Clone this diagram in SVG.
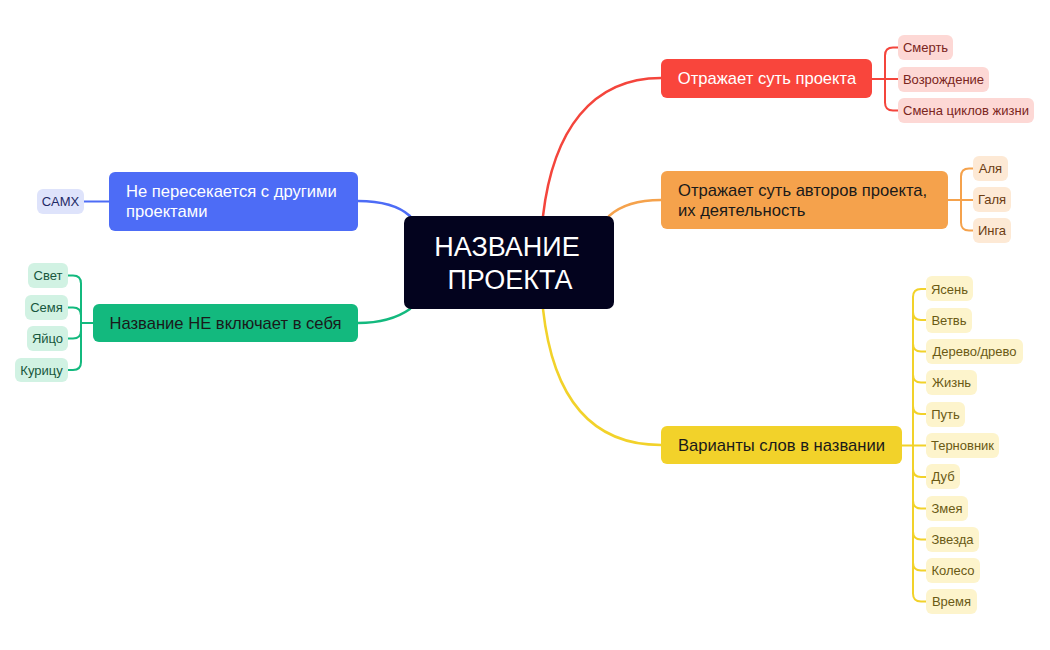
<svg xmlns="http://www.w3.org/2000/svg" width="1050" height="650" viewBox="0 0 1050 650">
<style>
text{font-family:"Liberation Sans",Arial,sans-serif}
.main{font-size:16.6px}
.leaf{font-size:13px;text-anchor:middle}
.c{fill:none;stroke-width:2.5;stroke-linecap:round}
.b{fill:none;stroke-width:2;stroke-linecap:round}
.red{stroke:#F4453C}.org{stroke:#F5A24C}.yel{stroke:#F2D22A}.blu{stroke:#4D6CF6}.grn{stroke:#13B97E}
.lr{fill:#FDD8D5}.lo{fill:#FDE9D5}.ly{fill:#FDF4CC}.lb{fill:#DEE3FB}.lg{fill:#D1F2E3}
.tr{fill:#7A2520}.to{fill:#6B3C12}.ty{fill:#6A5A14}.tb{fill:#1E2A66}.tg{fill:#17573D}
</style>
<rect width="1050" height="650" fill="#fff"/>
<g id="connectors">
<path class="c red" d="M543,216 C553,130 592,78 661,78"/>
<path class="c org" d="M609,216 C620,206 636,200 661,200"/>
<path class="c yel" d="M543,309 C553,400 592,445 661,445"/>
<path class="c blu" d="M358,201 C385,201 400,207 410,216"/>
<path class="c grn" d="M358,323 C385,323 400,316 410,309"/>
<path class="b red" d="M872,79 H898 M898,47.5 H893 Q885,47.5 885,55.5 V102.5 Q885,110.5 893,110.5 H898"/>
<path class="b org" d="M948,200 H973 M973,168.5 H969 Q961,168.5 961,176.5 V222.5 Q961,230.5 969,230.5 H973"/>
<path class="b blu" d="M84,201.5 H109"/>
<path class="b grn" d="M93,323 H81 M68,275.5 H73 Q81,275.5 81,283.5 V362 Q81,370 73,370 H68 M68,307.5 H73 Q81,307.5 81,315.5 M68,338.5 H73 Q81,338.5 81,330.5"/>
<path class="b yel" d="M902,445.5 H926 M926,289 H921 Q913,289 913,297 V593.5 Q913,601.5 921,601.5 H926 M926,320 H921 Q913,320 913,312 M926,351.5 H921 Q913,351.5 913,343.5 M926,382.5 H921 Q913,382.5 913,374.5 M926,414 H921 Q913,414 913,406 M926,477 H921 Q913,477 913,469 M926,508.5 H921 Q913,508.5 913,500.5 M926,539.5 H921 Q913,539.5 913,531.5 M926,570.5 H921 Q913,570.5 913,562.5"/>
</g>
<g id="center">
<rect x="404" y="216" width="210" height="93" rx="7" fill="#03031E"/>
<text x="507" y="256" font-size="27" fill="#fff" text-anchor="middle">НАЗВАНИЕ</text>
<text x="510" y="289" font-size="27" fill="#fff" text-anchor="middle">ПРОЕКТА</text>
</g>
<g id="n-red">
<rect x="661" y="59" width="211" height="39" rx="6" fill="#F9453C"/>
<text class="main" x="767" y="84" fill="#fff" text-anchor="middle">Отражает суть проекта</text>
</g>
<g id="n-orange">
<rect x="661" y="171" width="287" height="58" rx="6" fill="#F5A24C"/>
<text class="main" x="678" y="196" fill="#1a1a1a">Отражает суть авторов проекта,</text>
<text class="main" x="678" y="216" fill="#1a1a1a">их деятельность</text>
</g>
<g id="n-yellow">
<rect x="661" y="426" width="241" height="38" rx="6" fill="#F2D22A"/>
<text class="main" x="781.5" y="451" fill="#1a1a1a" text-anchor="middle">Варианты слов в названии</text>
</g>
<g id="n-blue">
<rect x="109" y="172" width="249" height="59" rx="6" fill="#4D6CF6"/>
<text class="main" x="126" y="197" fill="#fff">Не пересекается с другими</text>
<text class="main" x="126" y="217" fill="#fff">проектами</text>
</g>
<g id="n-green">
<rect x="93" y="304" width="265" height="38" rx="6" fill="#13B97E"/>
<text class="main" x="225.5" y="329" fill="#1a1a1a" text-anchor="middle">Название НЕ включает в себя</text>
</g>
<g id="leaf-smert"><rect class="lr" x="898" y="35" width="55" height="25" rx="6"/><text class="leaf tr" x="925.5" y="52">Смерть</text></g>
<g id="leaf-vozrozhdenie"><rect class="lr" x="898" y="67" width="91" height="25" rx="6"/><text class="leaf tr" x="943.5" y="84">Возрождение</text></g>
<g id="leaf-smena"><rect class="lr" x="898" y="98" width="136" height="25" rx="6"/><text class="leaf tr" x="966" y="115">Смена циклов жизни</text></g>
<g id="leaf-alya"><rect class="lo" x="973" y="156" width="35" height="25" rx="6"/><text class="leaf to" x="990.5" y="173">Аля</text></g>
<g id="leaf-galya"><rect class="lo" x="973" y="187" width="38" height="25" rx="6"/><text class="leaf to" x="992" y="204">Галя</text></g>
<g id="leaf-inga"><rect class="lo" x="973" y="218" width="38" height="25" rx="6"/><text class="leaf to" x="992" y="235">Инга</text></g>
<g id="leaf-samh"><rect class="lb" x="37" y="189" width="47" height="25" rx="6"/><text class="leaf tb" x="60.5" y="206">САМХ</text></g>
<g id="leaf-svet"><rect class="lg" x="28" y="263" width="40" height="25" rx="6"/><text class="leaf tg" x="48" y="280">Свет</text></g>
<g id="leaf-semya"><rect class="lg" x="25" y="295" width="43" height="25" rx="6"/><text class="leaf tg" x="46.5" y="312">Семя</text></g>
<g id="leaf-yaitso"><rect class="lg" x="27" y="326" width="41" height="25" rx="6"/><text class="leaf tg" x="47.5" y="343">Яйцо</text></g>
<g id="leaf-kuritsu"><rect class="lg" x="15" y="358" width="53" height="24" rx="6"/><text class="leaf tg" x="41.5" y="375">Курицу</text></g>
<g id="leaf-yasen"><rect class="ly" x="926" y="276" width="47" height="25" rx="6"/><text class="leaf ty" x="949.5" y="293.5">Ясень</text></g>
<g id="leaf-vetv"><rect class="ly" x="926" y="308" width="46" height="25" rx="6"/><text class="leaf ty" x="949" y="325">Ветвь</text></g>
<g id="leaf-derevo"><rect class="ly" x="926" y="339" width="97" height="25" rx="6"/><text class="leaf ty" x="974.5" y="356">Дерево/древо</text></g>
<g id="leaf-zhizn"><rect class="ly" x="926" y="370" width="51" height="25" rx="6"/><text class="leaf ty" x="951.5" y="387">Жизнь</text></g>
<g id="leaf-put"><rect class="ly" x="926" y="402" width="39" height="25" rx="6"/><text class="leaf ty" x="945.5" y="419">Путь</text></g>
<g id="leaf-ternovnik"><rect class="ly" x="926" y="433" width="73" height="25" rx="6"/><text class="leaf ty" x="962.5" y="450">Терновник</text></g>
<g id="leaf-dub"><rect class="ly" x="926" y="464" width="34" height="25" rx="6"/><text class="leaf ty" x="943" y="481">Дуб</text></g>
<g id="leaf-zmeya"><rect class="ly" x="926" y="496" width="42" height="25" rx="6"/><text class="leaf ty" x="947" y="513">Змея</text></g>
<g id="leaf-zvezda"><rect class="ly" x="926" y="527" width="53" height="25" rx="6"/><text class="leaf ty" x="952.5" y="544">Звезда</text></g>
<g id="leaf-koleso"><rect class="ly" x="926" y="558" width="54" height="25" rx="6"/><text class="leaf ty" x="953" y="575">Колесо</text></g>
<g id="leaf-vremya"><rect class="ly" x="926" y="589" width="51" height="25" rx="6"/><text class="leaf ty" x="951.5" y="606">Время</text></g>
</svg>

####

* WHAT TO DO *
Omit pictures; set down the rest of the material word for word.

* ANSWER *
Clone this diagram in SVG.
<svg xmlns="http://www.w3.org/2000/svg" width="1050" height="650" viewBox="0 0 1050 650">
<style>
text{font-family:"Liberation Sans",Arial,sans-serif}
.main{font-size:16.6px}
.leaf{font-size:13px;text-anchor:middle}
.c{fill:none;stroke-width:2.5;stroke-linecap:round}
.b{fill:none;stroke-width:2;stroke-linecap:round}
.red{stroke:#F4453C}.org{stroke:#F5A24C}.yel{stroke:#F2D22A}.blu{stroke:#4D6CF6}.grn{stroke:#13B97E}
.lr{fill:#FDD8D5}.lo{fill:#FDE9D5}.ly{fill:#FDF4CC}.lb{fill:#DEE3FB}.lg{fill:#D1F2E3}
.tr{fill:#7A2520}.to{fill:#6B3C12}.ty{fill:#6A5A14}.tb{fill:#1E2A66}.tg{fill:#17573D}
</style>
<rect width="1050" height="650" fill="#fff"/>
<g id="connectors">
<path class="c red" d="M543,216 C553,130 592,78 661,78"/>
<path class="c org" d="M609,216 C620,206 636,200 661,200"/>
<path class="c yel" d="M543,309 C553,400 592,445 661,445"/>
<path class="c blu" d="M358,201 C385,201 400,207 410,216"/>
<path class="c grn" d="M358,323 C385,323 400,316 410,309"/>
<path class="b red" d="M872,79 H898 M898,47.5 H893 Q885,47.5 885,55.5 V102.5 Q885,110.5 893,110.5 H898"/>
<path class="b org" d="M948,200 H973 M973,168.5 H969 Q961,168.5 961,176.5 V222.5 Q961,230.5 969,230.5 H973"/>
<path class="b blu" d="M84,201.5 H109"/>
<path class="b grn" d="M93,323 H81 M68,275.5 H73 Q81,275.5 81,283.5 V362 Q81,370 73,370 H68 M68,307.5 H73 Q81,307.5 81,315.5 M68,338.5 H73 Q81,338.5 81,330.5"/>
<path class="b yel" d="M902,445.5 H926 M926,289 H921 Q913,289 913,297 V593.5 Q913,601.5 921,601.5 H926 M926,320 H921 Q913,320 913,312 M926,351.5 H921 Q913,351.5 913,343.5 M926,382.5 H921 Q913,382.5 913,374.5 M926,414 H921 Q913,414 913,406 M926,477 H921 Q913,477 913,469 M926,508.5 H921 Q913,508.5 913,500.5 M926,539.5 H921 Q913,539.5 913,531.5 M926,570.5 H921 Q913,570.5 913,562.5"/>
</g>
<g id="center">
<rect x="404" y="216" width="210" height="93" rx="7" fill="#03031E"/>
<text x="507" y="256" font-size="27" fill="#fff" text-anchor="middle">НАЗВАНИЕ</text>
<text x="510" y="289" font-size="27" fill="#fff" text-anchor="middle">ПРОЕКТА</text>
</g>
<g id="n-red">
<rect x="661" y="59" width="211" height="39" rx="6" fill="#F9453C"/>
<text class="main" x="767" y="84" fill="#fff" text-anchor="middle">Отражает суть проекта</text>
</g>
<g id="n-orange">
<rect x="661" y="171" width="287" height="58" rx="6" fill="#F5A24C"/>
<text class="main" x="678" y="196" fill="#1a1a1a">Отражает суть авторов проекта,</text>
<text class="main" x="678" y="216" fill="#1a1a1a">их деятельность</text>
</g>
<g id="n-yellow">
<rect x="661" y="426" width="241" height="38" rx="6" fill="#F2D22A"/>
<text class="main" x="781.5" y="451" fill="#1a1a1a" text-anchor="middle">Варианты слов в названии</text>
</g>
<g id="n-blue">
<rect x="109" y="172" width="249" height="59" rx="6" fill="#4D6CF6"/>
<text class="main" x="126" y="197" fill="#fff">Не пересекается с другими</text>
<text class="main" x="126" y="217" fill="#fff">проектами</text>
</g>
<g id="n-green">
<rect x="93" y="304" width="265" height="38" rx="6" fill="#13B97E"/>
<text class="main" x="225.5" y="329" fill="#1a1a1a" text-anchor="middle">Название НЕ включает в себя</text>
</g>
<g id="leaf-smert"><rect class="lr" x="898" y="35" width="55" height="25" rx="6"/><text class="leaf tr" x="925.5" y="52">Смерть</text></g>
<g id="leaf-vozrozhdenie"><rect class="lr" x="898" y="67" width="91" height="25" rx="6"/><text class="leaf tr" x="943.5" y="84">Возрождение</text></g>
<g id="leaf-smena"><rect class="lr" x="898" y="98" width="136" height="25" rx="6"/><text class="leaf tr" x="966" y="115">Смена циклов жизни</text></g>
<g id="leaf-alya"><rect class="lo" x="973" y="156" width="35" height="25" rx="6"/><text class="leaf to" x="990.5" y="173">Аля</text></g>
<g id="leaf-galya"><rect class="lo" x="973" y="187" width="38" height="25" rx="6"/><text class="leaf to" x="992" y="204">Галя</text></g>
<g id="leaf-inga"><rect class="lo" x="973" y="218" width="38" height="25" rx="6"/><text class="leaf to" x="992" y="235">Инга</text></g>
<g id="leaf-samh"><rect class="lb" x="37" y="189" width="47" height="25" rx="6"/><text class="leaf tb" x="60.5" y="206">САМХ</text></g>
<g id="leaf-svet"><rect class="lg" x="28" y="263" width="40" height="25" rx="6"/><text class="leaf tg" x="48" y="280">Свет</text></g>
<g id="leaf-semya"><rect class="lg" x="25" y="295" width="43" height="25" rx="6"/><text class="leaf tg" x="46.5" y="312">Семя</text></g>
<g id="leaf-yaitso"><rect class="lg" x="27" y="326" width="41" height="25" rx="6"/><text class="leaf tg" x="47.5" y="343">Яйцо</text></g>
<g id="leaf-kuritsu"><rect class="lg" x="15" y="358" width="53" height="24" rx="6"/><text class="leaf tg" x="41.5" y="375">Курицу</text></g>
<g id="leaf-yasen"><rect class="ly" x="926" y="276" width="47" height="25" rx="6"/><text class="leaf ty" x="949.5" y="293.5">Ясень</text></g>
<g id="leaf-vetv"><rect class="ly" x="926" y="308" width="46" height="25" rx="6"/><text class="leaf ty" x="949" y="325">Ветвь</text></g>
<g id="leaf-derevo"><rect class="ly" x="926" y="339" width="97" height="25" rx="6"/><text class="leaf ty" x="974.5" y="356">Дерево/древо</text></g>
<g id="leaf-zhizn"><rect class="ly" x="926" y="370" width="51" height="25" rx="6"/><text class="leaf ty" x="951.5" y="387">Жизнь</text></g>
<g id="leaf-put"><rect class="ly" x="926" y="402" width="39" height="25" rx="6"/><text class="leaf ty" x="945.5" y="419">Путь</text></g>
<g id="leaf-ternovnik"><rect class="ly" x="926" y="433" width="73" height="25" rx="6"/><text class="leaf ty" x="962.5" y="450">Терновник</text></g>
<g id="leaf-dub"><rect class="ly" x="926" y="464" width="34" height="25" rx="6"/><text class="leaf ty" x="943" y="481">Дуб</text></g>
<g id="leaf-zmeya"><rect class="ly" x="926" y="496" width="42" height="25" rx="6"/><text class="leaf ty" x="947" y="513">Змея</text></g>
<g id="leaf-zvezda"><rect class="ly" x="926" y="527" width="53" height="25" rx="6"/><text class="leaf ty" x="952.5" y="544">Звезда</text></g>
<g id="leaf-koleso"><rect class="ly" x="926" y="558" width="54" height="25" rx="6"/><text class="leaf ty" x="953" y="575">Колесо</text></g>
<g id="leaf-vremya"><rect class="ly" x="926" y="589" width="51" height="25" rx="6"/><text class="leaf ty" x="951.5" y="606">Время</text></g>
</svg>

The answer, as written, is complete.